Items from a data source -

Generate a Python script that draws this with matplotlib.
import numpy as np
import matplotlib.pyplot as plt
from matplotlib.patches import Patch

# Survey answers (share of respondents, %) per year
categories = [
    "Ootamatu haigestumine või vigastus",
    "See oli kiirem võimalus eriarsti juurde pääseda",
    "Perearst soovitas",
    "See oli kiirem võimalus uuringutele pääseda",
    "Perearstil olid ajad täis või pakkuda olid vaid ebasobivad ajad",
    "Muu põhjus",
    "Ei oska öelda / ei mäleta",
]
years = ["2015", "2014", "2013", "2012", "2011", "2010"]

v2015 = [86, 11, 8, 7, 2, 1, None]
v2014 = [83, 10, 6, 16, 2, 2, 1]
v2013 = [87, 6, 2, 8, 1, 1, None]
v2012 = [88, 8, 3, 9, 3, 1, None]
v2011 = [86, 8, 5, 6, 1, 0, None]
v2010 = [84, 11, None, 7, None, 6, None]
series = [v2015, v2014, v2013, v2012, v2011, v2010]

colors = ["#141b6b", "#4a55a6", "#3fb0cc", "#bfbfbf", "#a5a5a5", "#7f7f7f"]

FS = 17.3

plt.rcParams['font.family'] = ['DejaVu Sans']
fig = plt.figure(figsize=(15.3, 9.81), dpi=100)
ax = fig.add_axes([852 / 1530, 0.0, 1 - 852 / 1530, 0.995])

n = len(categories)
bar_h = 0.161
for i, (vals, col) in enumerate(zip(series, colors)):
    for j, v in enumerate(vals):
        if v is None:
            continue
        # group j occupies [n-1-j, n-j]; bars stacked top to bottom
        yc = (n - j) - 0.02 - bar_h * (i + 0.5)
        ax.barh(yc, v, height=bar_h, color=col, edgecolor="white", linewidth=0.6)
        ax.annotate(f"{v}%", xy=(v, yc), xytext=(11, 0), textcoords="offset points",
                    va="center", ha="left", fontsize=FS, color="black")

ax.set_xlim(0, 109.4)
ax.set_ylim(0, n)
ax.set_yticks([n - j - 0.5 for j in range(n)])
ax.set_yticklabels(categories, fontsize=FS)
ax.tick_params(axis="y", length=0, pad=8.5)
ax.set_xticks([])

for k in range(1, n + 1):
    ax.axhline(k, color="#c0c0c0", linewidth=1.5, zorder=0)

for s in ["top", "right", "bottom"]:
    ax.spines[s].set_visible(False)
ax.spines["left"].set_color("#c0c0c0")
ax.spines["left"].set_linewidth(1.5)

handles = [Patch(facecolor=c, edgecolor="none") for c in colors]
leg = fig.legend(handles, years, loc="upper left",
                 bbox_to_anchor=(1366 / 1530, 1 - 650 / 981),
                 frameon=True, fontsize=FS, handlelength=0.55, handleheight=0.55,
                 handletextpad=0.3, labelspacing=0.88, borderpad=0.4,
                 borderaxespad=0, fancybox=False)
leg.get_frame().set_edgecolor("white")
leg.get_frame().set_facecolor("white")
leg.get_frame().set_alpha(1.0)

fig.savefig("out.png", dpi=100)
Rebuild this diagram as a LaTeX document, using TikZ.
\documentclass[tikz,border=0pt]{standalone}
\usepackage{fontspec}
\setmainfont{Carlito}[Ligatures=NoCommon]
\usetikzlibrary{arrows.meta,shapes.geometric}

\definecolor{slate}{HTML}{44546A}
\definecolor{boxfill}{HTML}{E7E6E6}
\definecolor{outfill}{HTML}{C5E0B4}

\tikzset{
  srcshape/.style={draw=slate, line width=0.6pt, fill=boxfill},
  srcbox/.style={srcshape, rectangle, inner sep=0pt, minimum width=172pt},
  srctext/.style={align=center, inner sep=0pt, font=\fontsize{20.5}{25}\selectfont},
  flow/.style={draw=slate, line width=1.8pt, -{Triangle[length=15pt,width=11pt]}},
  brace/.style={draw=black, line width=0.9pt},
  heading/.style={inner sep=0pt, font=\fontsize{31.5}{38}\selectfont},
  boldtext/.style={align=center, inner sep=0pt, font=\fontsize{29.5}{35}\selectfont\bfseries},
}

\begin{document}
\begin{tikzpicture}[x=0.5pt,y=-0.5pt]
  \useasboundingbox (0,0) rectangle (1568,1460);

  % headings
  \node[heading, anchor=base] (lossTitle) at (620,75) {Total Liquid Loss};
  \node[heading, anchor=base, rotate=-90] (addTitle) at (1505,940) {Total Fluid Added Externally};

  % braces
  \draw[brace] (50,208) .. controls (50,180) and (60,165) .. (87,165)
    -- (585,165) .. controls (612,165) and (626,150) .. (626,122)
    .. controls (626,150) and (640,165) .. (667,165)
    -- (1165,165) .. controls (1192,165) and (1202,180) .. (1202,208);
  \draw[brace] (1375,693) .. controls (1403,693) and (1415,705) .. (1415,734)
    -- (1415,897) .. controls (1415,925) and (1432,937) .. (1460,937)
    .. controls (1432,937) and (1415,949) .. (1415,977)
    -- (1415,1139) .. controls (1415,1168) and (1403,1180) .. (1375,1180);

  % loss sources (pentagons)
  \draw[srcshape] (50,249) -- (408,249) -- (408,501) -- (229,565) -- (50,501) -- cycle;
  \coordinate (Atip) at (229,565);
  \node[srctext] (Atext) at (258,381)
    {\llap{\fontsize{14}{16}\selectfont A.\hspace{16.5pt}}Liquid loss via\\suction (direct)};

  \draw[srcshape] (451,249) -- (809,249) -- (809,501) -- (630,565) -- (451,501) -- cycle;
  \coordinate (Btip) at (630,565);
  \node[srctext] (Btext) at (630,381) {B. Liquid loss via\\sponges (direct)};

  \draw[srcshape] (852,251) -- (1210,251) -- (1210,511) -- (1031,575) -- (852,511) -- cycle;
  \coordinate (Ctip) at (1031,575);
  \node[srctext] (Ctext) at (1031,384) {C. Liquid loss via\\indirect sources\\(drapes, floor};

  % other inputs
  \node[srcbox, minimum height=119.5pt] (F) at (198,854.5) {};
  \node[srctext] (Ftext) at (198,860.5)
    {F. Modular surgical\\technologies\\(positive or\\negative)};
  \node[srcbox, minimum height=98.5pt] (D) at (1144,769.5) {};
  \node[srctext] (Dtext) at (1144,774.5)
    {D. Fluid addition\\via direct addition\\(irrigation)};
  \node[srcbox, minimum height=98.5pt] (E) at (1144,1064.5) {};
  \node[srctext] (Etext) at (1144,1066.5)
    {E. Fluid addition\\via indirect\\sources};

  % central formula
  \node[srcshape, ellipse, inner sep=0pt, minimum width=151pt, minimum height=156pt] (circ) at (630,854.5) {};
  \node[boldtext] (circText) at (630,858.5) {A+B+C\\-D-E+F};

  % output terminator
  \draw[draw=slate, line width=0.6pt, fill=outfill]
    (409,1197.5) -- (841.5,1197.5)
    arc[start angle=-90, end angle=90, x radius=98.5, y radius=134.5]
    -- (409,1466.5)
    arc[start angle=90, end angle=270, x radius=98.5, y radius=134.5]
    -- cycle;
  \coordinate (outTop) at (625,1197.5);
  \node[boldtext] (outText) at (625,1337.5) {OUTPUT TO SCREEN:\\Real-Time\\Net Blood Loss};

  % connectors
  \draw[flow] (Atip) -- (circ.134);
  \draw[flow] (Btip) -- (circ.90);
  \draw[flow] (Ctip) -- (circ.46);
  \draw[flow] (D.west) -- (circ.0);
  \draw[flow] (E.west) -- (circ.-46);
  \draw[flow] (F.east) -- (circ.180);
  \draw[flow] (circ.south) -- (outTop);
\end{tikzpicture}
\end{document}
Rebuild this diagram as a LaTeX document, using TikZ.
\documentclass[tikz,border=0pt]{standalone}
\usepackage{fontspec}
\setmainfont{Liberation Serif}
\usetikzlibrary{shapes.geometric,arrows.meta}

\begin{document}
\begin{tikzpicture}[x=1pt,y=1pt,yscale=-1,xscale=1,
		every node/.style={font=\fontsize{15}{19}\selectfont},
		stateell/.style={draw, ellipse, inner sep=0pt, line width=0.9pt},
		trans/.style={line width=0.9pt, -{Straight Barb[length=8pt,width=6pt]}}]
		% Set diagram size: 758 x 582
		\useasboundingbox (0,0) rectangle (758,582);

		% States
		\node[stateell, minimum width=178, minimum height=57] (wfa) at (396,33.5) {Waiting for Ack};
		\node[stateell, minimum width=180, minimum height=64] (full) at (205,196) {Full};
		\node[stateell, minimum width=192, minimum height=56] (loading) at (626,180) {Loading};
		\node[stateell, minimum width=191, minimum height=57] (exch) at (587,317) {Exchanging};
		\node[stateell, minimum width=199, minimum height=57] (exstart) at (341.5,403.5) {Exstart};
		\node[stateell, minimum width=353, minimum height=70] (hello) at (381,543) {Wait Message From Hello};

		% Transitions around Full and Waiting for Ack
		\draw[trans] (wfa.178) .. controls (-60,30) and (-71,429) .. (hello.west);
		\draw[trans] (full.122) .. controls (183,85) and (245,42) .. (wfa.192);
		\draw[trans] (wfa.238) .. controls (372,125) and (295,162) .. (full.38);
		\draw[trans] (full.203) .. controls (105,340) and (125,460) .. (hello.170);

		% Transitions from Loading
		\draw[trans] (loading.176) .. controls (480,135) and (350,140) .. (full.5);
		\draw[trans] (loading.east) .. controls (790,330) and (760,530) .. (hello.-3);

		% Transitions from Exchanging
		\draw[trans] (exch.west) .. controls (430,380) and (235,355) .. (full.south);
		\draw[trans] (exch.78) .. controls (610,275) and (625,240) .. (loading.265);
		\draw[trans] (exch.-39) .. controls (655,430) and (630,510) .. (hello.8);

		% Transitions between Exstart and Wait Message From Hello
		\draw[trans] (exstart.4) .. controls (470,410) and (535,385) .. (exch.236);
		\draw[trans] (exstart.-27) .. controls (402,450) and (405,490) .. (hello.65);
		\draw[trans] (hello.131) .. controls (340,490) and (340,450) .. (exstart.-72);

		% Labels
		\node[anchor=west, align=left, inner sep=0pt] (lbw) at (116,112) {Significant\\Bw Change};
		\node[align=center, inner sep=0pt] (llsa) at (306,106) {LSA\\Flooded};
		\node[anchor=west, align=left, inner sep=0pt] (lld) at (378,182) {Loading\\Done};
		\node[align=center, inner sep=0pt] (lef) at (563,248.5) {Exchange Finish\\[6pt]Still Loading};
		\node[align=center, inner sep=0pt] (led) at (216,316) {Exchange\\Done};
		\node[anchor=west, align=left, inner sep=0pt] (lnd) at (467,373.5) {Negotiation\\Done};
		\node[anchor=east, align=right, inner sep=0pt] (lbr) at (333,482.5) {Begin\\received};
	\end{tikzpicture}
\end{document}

Do this - Wherever a line in the data above holds "matplotlib", copy that line.

Exercise result -
Generate a Python script that draws this with matplotlib.
import matplotlib.pyplot as plt
from matplotlib.patches import Patch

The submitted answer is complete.